A business boss is retiring after six decades at the helm of his family firm.

Spencer Dobie has helped run Dobie Wyatt Limited, which manufactures tarpaulins in Marlborough, for 60 years.

Now in his 80s, Spencer said he could ‘write a book’ about the story of how his family business was formed from a timeless love story.

His wife Joyce died last year and Dobie Wyatt Limited will continue to be run by Spencer's two children, both their partners, and his grandson.

Can I tell you my favourite story?” said Spencer, who retired this month.

“One weekend I came home on leave from the services and my sister said a girl called Joyce had fallen out with her boyfriend. So she said, why don’t you go knock on the door and ask her out?

“So I went down and took her for a ride on my motorbike, and ever since then we got married and took on the business of her parents.

“I could write a book about our story. There’s been lots of memories here."

The family business was first started in 1964 with Joyce’s parents, Fred and Mollie Wyatt, before Joyce and Spencer took over and passed it on to their children.

Lorraine Thatcher, Spencer's daughter, said: My brother and I started here in 1977, and our partners have joined us as well. My youngest son, Tom, he's now the managing director.

“We're really proud of all that Dad’s done and achieved, working manually all his life. We sort of had to force his arm into retirement or else he’d never stop.

The Wiltshire Gazette and Herald: Marlborough man, Spencer Dobie, has retired after 60 years.Marlborough man, Spencer Dobie, has retired after 60 years. (Image: Lorraine Thatcher)

Spencer has faced cancer twice in his life, but he hasn’t let that slow him down, going straight back to work after beating the disease both times.

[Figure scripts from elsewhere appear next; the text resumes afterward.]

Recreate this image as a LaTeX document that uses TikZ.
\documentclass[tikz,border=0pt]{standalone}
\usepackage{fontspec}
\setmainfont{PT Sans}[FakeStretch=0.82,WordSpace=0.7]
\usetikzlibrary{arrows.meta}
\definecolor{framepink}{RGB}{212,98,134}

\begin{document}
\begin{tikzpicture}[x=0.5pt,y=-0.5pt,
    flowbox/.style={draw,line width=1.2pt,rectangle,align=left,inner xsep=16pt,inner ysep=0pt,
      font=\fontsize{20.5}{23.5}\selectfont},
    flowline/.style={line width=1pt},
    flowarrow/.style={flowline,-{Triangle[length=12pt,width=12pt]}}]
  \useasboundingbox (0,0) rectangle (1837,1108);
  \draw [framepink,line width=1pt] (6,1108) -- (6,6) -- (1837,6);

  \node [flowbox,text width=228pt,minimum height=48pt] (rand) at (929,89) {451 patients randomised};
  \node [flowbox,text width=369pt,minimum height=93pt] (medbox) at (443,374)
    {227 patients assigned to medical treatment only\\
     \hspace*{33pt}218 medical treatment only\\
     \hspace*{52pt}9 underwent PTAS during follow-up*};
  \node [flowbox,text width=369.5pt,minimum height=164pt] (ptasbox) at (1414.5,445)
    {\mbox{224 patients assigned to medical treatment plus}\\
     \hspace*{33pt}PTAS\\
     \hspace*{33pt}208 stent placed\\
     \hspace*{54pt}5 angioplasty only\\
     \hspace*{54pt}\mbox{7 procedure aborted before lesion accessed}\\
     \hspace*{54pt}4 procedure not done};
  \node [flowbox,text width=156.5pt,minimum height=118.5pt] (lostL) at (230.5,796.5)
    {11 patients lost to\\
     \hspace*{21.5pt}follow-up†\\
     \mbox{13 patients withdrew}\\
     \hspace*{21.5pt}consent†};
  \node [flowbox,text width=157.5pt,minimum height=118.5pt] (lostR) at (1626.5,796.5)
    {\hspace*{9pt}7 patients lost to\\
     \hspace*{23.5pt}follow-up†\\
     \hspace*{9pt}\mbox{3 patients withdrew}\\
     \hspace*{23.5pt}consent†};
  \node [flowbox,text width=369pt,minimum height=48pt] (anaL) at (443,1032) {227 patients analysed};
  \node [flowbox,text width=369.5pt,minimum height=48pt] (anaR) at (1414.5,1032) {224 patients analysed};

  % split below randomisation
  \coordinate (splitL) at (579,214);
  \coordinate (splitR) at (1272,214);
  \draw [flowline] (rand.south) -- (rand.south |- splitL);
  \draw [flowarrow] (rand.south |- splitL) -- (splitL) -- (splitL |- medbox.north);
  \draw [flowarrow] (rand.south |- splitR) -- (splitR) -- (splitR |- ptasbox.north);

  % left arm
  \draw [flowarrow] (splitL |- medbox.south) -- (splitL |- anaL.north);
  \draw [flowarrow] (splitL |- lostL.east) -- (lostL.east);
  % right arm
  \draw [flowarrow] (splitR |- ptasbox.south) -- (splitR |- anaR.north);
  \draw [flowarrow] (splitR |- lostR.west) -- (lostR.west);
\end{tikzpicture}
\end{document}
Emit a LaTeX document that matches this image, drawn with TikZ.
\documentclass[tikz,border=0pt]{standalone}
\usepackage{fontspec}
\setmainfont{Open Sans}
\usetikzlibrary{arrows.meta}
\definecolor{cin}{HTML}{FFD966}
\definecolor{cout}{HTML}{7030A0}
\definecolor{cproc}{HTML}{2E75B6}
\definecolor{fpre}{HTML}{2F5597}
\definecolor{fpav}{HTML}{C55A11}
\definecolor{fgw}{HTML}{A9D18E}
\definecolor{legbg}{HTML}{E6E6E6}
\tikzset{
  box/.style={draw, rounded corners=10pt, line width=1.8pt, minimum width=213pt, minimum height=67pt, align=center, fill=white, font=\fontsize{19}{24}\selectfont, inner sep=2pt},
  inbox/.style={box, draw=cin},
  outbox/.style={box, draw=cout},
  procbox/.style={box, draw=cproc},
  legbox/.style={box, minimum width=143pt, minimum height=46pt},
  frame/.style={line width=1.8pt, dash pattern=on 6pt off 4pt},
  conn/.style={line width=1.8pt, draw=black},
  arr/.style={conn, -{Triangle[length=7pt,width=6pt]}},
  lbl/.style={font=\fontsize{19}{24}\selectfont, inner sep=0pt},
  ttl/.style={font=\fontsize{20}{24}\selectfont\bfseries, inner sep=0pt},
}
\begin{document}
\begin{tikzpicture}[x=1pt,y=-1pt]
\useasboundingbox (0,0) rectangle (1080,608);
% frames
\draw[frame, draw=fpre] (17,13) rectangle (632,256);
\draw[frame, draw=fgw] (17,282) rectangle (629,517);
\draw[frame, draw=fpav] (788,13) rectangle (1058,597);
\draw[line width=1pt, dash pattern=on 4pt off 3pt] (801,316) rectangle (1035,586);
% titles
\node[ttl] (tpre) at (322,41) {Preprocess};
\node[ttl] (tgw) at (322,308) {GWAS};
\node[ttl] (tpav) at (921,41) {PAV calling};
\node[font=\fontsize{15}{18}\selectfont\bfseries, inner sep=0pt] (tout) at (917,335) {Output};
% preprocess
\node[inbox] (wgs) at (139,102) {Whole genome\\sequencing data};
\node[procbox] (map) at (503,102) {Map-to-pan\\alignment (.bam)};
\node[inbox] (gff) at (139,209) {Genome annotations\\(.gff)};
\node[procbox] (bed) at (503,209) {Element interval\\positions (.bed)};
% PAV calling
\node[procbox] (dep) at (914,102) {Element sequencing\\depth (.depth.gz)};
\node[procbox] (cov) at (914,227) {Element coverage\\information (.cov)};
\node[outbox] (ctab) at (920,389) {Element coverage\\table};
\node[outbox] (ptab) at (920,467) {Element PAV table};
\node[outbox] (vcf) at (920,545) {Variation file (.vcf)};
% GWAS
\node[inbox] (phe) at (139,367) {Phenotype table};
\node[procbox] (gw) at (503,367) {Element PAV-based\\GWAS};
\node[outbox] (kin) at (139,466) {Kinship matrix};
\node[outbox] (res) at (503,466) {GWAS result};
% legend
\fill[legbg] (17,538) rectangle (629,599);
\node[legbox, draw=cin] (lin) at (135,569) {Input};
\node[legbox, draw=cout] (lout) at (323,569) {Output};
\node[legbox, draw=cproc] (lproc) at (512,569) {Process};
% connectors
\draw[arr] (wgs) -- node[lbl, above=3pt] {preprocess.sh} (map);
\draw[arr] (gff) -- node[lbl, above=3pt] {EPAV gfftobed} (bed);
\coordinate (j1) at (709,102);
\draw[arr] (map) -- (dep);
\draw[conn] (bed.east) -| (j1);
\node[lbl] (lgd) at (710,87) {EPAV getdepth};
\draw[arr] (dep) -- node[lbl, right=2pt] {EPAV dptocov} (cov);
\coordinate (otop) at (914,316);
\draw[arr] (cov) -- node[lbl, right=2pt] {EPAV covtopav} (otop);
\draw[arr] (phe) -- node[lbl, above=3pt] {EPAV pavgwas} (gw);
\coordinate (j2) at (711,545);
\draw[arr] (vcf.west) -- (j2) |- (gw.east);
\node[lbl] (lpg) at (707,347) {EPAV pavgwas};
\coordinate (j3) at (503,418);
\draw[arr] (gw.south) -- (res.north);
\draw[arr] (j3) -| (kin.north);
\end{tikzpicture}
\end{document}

But the sudden loss of his wife, Joyce, last year was “a quite traumatic event for the whole family," according to Spencer's daughter.

Lorraine said: “I think the transition of stepping back has been difficult for him. We’re lucky that he’s here and he pops in all the time for a cup of tea.”

Spencer, who describes himself as a "Marlborough man born and bred" has become a much-loved face in the community, having previously served on the town council and as president of the chamber of commerce.

“It is hard stepping back, but we’ve got to get on with life haven’t we,” he said.

When asked what he plans to do with his free time now, Spencer said: “I’ve got a very big garden and I need to keep on top of it, especially since my wife passed away. It’s my pride and joy.”